> Goal of the exercise:
Starting at the top of the entries below, write out each line up to and including the one containing "(mpi) at (324,668)". Leave the pictures out.
----- Task data
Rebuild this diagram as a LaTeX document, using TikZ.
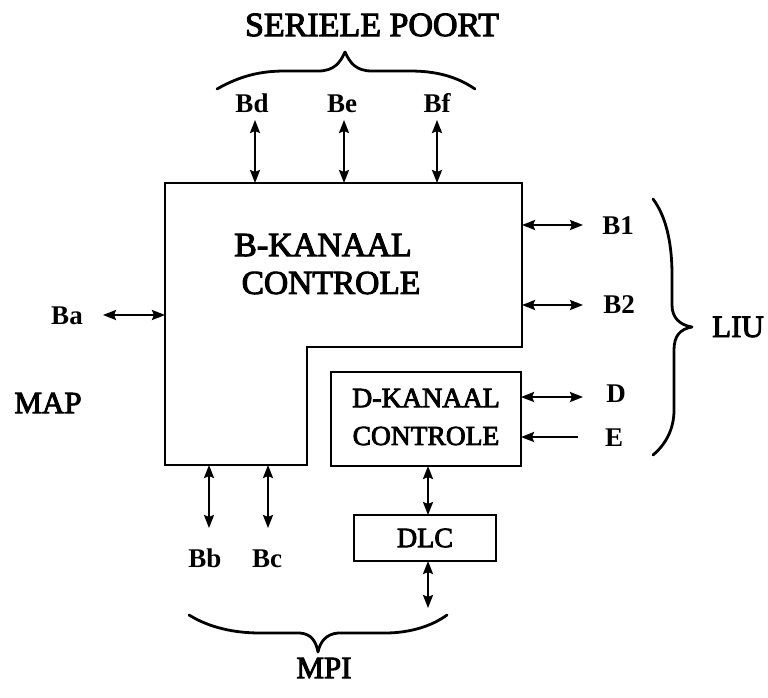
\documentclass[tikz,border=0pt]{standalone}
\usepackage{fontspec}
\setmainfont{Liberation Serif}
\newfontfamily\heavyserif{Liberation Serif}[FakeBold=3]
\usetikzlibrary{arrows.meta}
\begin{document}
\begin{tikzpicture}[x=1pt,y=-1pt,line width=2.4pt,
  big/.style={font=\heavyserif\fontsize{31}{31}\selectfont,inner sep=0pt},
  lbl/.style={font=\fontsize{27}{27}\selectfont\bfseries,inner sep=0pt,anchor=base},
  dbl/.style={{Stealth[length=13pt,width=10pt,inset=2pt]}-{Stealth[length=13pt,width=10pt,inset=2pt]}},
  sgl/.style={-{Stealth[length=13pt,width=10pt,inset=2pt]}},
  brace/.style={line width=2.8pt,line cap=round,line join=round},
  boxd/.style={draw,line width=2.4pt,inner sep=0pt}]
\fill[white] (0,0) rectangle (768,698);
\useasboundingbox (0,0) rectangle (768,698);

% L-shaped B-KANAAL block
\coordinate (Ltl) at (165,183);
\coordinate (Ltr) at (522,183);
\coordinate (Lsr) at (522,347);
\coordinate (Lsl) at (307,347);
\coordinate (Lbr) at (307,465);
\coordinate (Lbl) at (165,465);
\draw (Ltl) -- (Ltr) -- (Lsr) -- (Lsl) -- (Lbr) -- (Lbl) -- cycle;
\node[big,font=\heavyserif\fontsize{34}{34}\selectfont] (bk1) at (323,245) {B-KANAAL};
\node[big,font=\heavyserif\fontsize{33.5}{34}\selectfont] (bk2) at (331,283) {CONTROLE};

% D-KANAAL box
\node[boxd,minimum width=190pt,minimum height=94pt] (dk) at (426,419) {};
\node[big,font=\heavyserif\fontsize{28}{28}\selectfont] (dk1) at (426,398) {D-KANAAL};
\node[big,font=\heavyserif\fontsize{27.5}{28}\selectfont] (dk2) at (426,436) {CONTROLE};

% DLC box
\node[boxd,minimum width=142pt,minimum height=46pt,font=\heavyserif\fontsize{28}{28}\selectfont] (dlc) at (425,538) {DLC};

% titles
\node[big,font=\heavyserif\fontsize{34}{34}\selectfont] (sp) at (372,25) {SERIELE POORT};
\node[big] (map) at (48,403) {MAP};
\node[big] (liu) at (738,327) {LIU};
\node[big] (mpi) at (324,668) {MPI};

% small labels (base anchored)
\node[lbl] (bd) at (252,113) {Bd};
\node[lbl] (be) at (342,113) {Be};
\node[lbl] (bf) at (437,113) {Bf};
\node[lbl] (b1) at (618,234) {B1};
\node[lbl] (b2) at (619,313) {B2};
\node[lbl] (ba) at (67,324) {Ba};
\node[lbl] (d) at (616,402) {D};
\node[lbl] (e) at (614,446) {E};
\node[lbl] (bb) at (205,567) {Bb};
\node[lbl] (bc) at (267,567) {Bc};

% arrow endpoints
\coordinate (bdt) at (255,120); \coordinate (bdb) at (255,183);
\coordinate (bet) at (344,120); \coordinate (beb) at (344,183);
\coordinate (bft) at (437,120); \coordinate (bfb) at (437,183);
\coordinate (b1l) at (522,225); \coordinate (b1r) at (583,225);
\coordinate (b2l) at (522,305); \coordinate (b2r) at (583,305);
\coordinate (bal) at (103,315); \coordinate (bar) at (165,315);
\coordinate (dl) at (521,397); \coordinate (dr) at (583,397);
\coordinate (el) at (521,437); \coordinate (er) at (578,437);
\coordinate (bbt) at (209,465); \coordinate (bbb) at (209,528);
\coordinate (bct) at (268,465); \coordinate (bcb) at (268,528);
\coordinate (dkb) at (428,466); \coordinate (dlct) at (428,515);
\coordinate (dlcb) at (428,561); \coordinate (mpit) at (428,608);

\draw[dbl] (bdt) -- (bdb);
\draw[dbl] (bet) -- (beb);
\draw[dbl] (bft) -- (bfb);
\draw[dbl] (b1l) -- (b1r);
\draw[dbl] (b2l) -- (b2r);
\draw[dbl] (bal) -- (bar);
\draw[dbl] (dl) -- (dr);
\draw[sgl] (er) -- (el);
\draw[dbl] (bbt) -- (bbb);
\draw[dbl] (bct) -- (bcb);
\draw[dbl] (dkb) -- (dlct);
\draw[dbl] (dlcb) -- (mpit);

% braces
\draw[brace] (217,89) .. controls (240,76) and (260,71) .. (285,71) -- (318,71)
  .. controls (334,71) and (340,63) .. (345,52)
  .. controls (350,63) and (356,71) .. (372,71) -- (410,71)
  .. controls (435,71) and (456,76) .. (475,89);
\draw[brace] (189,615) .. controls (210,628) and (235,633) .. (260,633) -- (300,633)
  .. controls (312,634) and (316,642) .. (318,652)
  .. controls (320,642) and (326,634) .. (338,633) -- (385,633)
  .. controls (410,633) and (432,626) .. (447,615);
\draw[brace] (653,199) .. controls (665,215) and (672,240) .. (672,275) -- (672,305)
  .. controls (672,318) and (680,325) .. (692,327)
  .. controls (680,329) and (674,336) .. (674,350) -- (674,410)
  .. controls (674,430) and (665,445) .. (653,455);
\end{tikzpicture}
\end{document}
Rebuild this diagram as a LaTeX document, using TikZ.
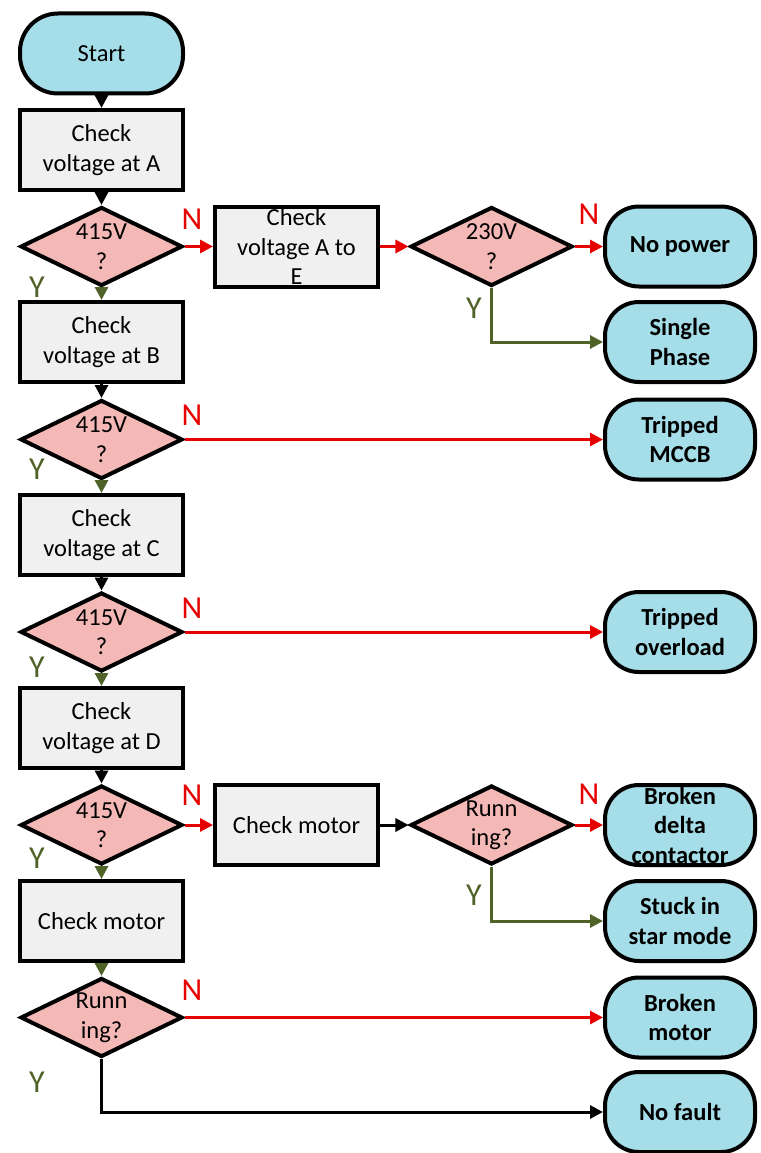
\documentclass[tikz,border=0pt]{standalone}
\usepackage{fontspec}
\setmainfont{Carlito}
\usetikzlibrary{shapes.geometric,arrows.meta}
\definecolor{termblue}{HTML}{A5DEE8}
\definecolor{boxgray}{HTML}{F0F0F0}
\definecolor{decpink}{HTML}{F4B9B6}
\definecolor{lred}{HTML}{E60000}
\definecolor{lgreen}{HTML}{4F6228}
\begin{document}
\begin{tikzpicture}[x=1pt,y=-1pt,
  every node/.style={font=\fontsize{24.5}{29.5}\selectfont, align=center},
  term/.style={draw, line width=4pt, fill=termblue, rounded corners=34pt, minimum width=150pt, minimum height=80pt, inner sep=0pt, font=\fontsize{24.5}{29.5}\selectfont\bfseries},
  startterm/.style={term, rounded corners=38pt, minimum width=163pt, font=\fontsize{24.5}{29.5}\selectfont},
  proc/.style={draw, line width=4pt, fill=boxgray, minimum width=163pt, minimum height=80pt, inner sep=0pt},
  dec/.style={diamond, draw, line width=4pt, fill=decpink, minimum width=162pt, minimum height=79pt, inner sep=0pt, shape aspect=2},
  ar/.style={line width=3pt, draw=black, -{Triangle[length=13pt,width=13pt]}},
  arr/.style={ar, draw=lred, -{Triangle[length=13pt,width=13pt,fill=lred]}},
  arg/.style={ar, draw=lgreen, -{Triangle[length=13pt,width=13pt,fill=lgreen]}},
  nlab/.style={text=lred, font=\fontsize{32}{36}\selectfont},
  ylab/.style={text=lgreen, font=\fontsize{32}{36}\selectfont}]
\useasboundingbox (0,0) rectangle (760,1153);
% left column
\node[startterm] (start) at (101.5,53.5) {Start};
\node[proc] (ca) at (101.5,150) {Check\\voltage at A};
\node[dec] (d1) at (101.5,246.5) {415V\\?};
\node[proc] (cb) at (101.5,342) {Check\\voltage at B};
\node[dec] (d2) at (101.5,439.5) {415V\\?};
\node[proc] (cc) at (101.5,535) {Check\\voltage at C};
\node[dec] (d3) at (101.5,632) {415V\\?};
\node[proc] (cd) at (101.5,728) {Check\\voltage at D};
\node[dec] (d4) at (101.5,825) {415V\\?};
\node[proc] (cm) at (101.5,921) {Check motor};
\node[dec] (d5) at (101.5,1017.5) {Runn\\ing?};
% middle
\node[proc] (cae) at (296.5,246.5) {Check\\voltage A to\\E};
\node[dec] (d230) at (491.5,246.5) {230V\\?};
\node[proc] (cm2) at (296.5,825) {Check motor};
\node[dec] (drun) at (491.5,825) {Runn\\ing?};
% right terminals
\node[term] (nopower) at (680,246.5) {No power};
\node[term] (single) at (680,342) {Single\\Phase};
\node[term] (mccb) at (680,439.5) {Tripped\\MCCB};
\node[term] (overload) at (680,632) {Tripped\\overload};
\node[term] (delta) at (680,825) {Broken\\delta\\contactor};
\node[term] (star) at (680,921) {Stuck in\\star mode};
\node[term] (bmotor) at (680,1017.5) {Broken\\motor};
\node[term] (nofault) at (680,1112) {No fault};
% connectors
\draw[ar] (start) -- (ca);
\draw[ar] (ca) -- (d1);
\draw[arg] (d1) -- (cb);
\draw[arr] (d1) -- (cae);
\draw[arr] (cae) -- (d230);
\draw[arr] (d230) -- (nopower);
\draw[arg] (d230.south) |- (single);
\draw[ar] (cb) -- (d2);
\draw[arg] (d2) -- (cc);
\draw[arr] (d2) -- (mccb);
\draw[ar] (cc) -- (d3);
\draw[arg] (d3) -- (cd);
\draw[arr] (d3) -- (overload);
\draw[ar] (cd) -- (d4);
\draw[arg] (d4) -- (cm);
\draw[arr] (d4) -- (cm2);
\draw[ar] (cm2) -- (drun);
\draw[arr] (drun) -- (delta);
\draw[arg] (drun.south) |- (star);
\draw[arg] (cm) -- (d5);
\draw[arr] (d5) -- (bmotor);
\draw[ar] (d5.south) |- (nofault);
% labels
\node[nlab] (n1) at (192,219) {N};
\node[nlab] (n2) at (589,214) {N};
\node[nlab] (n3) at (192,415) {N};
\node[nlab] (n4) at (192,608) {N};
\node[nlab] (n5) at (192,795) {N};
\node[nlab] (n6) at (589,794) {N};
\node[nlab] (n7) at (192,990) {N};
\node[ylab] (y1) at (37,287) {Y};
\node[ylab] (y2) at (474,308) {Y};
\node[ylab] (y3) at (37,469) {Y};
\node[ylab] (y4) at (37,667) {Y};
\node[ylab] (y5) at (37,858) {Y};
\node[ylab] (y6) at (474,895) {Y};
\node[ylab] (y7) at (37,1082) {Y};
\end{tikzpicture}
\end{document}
----------
> Response:
Rebuild this diagram as a LaTeX document, using TikZ.
\documentclass[tikz,border=0pt]{standalone}
\usepackage{fontspec}
\setmainfont{Liberation Serif}
\newfontfamily\heavyserif{Liberation Serif}[FakeBold=3]
\usetikzlibrary{arrows.meta}
\begin{document}
\begin{tikzpicture}[x=1pt,y=-1pt,line width=2.4pt,
  big/.style={font=\heavyserif\fontsize{31}{31}\selectfont,inner sep=0pt},
  lbl/.style={font=\fontsize{27}{27}\selectfont\bfseries,inner sep=0pt,anchor=base},
  dbl/.style={{Stealth[length=13pt,width=10pt,inset=2pt]}-{Stealth[length=13pt,width=10pt,inset=2pt]}},
  sgl/.style={-{Stealth[length=13pt,width=10pt,inset=2pt]}},
  brace/.style={line width=2.8pt,line cap=round,line join=round},
  boxd/.style={draw,line width=2.4pt,inner sep=0pt}]
\fill[white] (0,0) rectangle (768,698);
\useasboundingbox (0,0) rectangle (768,698);

% L-shaped B-KANAAL block
\coordinate (Ltl) at (165,183);
\coordinate (Ltr) at (522,183);
\coordinate (Lsr) at (522,347);
\coordinate (Lsl) at (307,347);
\coordinate (Lbr) at (307,465);
\coordinate (Lbl) at (165,465);
\draw (Ltl) -- (Ltr) -- (Lsr) -- (Lsl) -- (Lbr) -- (Lbl) -- cycle;
\node[big,font=\heavyserif\fontsize{34}{34}\selectfont] (bk1) at (323,245) {B-KANAAL};
\node[big,font=\heavyserif\fontsize{33.5}{34}\selectfont] (bk2) at (331,283) {CONTROLE};

% D-KANAAL box
\node[boxd,minimum width=190pt,minimum height=94pt] (dk) at (426,419) {};
\node[big,font=\heavyserif\fontsize{28}{28}\selectfont] (dk1) at (426,398) {D-KANAAL};
\node[big,font=\heavyserif\fontsize{27.5}{28}\selectfont] (dk2) at (426,436) {CONTROLE};

% DLC box
\node[boxd,minimum width=142pt,minimum height=46pt,font=\heavyserif\fontsize{28}{28}\selectfont] (dlc) at (425,538) {DLC};

% titles
\node[big,font=\heavyserif\fontsize{34}{34}\selectfont] (sp) at (372,25) {SERIELE POORT};
\node[big] (map) at (48,403) {MAP};
\node[big] (liu) at (738,327) {LIU};
\node[big] (mpi) at (324,668) {MPI};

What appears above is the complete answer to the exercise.